Give an exact copy of every line, leaving images out.

> _Supplied data_
◆ ◆ ◆ ◆ ◆ ◆ ◆

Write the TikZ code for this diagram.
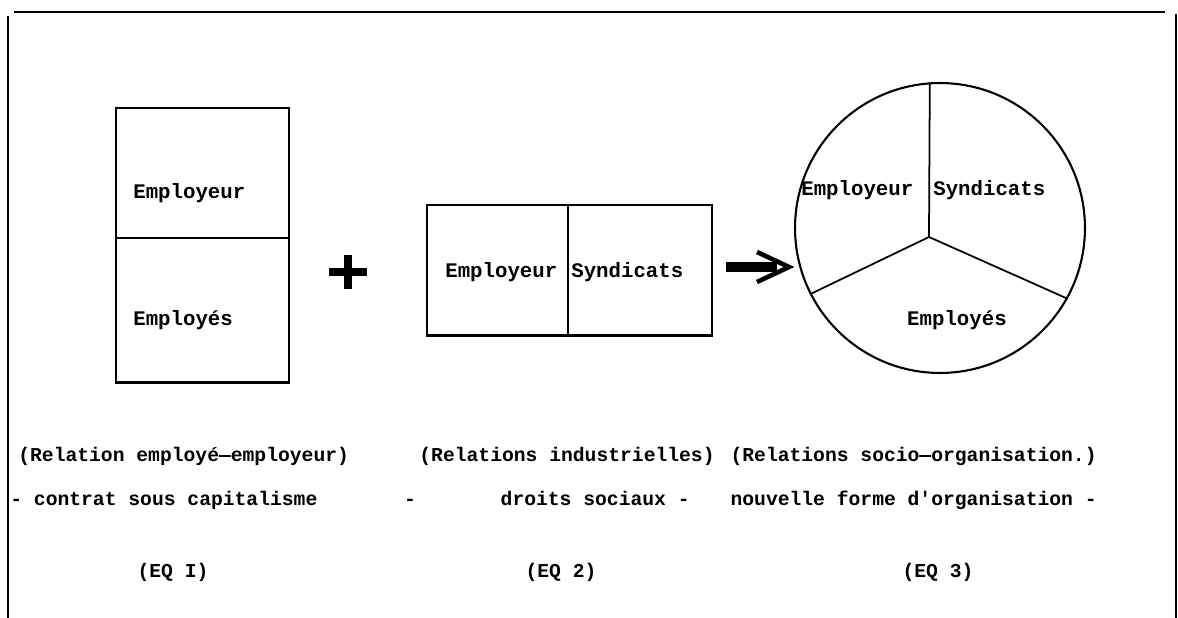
\documentclass[tikz,border=0pt]{standalone}
\usepackage{fontspec}
\setmainfont{Liberation Mono}
\usepackage{tikz}
\usetikzlibrary{shapes.geometric, positioning}
\tikzstyle{cell} = [rectangle, draw=black, line width=1pt, inner sep=0pt]
\tikzstyle{part} = [font=\fontsize{11.8}{14}\selectfont\bfseries, inner sep=0pt]
\tikzstyle{caption} = [font=\fontsize{11.2}{14}\selectfont\bfseries, inner sep=0pt]
\tikzstyle{frame} = [line width=1.5pt]

\begin{document}
\begin{tikzpicture}[x=0.02cm, y=-0.02cm]
    \useasboundingbox (0,0) rectangle (1178,618);
    % Frame
    \draw [frame] (14,12) -- (1165,12);
    \draw [line width=1pt] (8,16) -- (8,618);
    \draw [line width=1pt] (1176,14) -- (1176,618);

    % EQ I : employeur over employes
    \node (top1) [cell, minimum width=3.46cm, minimum height=2.6cm] at (202.5,173) {};
    \node (bot1) [cell, minimum width=3.46cm, minimum height=2.88cm] at (202.5,310) {};
    \draw [frame] (bot1.south west) -- (bot1.south east);
    \node (emp1) [part, anchor=base west] at (133,199) {Employeur};
    \node (emps1) [part, anchor=base west] at (133,326) {Employés};

    % plus
    \draw [line width=4pt] (329,272) -- (367,272);
    \draw [line width=4pt] (348,255) -- (348,289);

    % EQ 2 : employeur | syndicats
    \node (left2) [cell, minimum width=2.82cm, minimum height=2.6cm] at (497.5,270) {};
    \node (right2) [cell, minimum width=2.88cm, minimum height=2.6cm] at (640,270) {};
    \draw [frame] (left2.south west) -- (right2.south east);
    \node (emp2) [part, anchor=base west] at (445,278) {Employeur};
    \node (syn2) [part, anchor=base west] at (571,278) {Syndicats};

    % arrow
    \coordinate (from) at (726,267);
    \coordinate (tip) at (789,267);
    \draw [line width=6.2pt] (from) -- ([xshift=-0.25cm]tip);
    \draw [line width=2.6pt] ([xshift=-0.64cm, yshift=0.3cm]tip) -- (tip) -- ([xshift=-0.64cm, yshift=-0.3cm]tip);

    % EQ 3 : circle in three
    \node (circ) [circle, draw=black, line width=1.2pt, minimum size=5.8cm, inner sep=0pt] at (940,228) {};
    \coordinate (hub) at (929,237);
    \draw [line width=1pt] (hub) -- (circ.94);
    \draw [line width=1pt] (hub) -- (circ.207);
    \draw [line width=1pt] (hub) -- (circ.331);
    \node (emp3) [part, anchor=base west] at (801,196) {Employeur};
    \node (syn3) [part, anchor=base west] at (933,196) {Syndicats};
    \node (emps3) [part, anchor=base] at (957,326) {Employés};

    % captions
    \node (rel1) [caption, anchor=base west] at (18,462) {(Relation employé—employeur)};
    \node (rel2) [caption, anchor=base east] at (715,462) {(Relations industrielles)};
    \node (rel3) [caption, anchor=base east] at (1097,462) {(Relations socio—organisation.)};
    \node (sub1) [caption, anchor=base west] at (10,506) {- contrat sous capitalisme};
    \node (dash) [caption, anchor=base] at (410,506) {-};
    \node (sub2) [caption, anchor=base east] at (690,506) {droits sociaux -};
    \node (sub3) [caption, anchor=base east] at (1097,506) {nouvelle forme d\textquotesingle organisation -};
    \node (eq1) [caption, anchor=base] at (173,578) {(EQ I)};
    \node (eq2) [caption, anchor=base] at (561,578) {(EQ 2)};
    \node (eq3) [caption, anchor=base] at (938,578) {(EQ 3)};
\end{tikzpicture}
\end{document}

◆ ◆ ◆ ◆ ◆ ◆ ◆

> _Exercise response_
Write the TikZ code for this diagram.
\documentclass[tikz,border=0pt]{standalone}
\usepackage{fontspec}
\setmainfont{Liberation Mono}
\usepackage{tikz}
\usetikzlibrary{shapes.geometric, positioning}
\tikzstyle{cell} = [rectangle, draw=black, line width=1pt, inner sep=0pt]
\tikzstyle{part} = [font=\fontsize{11.8}{14}\selectfont\bfseries, inner sep=0pt]
\tikzstyle{caption} = [font=\fontsize{11.2}{14}\selectfont\bfseries, inner sep=0pt]
\tikzstyle{frame} = [line width=1.5pt]

\begin{document}
\begin{tikzpicture}[x=0.02cm, y=-0.02cm]
    \useasboundingbox (0,0) rectangle (1178,618);
    % Frame
    \draw [frame] (14,12) -- (1165,12);
    \draw [line width=1pt] (8,16) -- (8,618);
    \draw [line width=1pt] (1176,14) -- (1176,618);

    % EQ I : employeur over employes
    \node (top1) [cell, minimum width=3.46cm, minimum height=2.6cm] at (202.5,173) {};
    \node (bot1) [cell, minimum width=3.46cm, minimum height=2.88cm] at (202.5,310) {};
    \draw [frame] (bot1.south west) -- (bot1.south east);
    \node (emp1) [part, anchor=base west] at (133,199) {Employeur};
    \node (emps1) [part, anchor=base west] at (133,326) {Employés};

    % plus
    \draw [line width=4pt] (329,272) -- (367,272);
    \draw [line width=4pt] (348,255) -- (348,289);

    % EQ 2 : employeur | syndicats
    \node (left2) [cell, minimum width=2.82cm, minimum height=2.6cm] at (497.5,270) {};
    \node (right2) [cell, minimum width=2.88cm, minimum height=2.6cm] at (640,270) {};
    \draw [frame] (left2.south west) -- (right2.south east);
    \node (emp2) [part, anchor=base west] at (445,278) {Employeur};
    \node (syn2) [part, anchor=base west] at (571,278) {Syndicats};

    % arrow
    \coordinate (from) at (726,267);
    \coordinate (tip) at (789,267);
    \draw [line width=6.2pt] (from) -- ([xshift=-0.25cm]tip);
    \draw [line width=2.6pt] ([xshift=-0.64cm, yshift=0.3cm]tip) -- (tip) -- ([xshift=-0.64cm, yshift=-0.3cm]tip);

    % EQ 3 : circle in three
    \node (circ) [circle, draw=black, line width=1.2pt, minimum size=5.8cm, inner sep=0pt] at (940,228) {};
    \coordinate (hub) at (929,237);
    \draw [line width=1pt] (hub) -- (circ.94);
    \draw [line width=1pt] (hub) -- (circ.207);
    \draw [line width=1pt] (hub) -- (circ.331);
    \node (emp3) [part, anchor=base west] at (801,196) {Employeur};
    \node (syn3) [part, anchor=base west] at (933,196) {Syndicats};
    \node (emps3) [part, anchor=base] at (957,326) {Employés};

    % captions
    \node (rel1) [caption, anchor=base west] at (18,462) {(Relation employé—employeur)};
    \node (rel2) [caption, anchor=base east] at (715,462) {(Relations industrielles)};
    \node (rel3) [caption, anchor=base east] at (1097,462) {(Relations socio—organisation.)};
    \node (sub1) [caption, anchor=base west] at (10,506) {- contrat sous capitalisme};
    \node (dash) [caption, anchor=base] at (410,506) {-};
    \node (sub2) [caption, anchor=base east] at (690,506) {droits sociaux -};
    \node (sub3) [caption, anchor=base east] at (1097,506) {nouvelle forme d\textquotesingle organisation -};
    \node (eq1) [caption, anchor=base] at (173,578) {(EQ I)};
    \node (eq2) [caption, anchor=base] at (561,578) {(EQ 2)};
    \node (eq3) [caption, anchor=base] at (938,578) {(EQ 3)};
\end{tikzpicture}
\end{document}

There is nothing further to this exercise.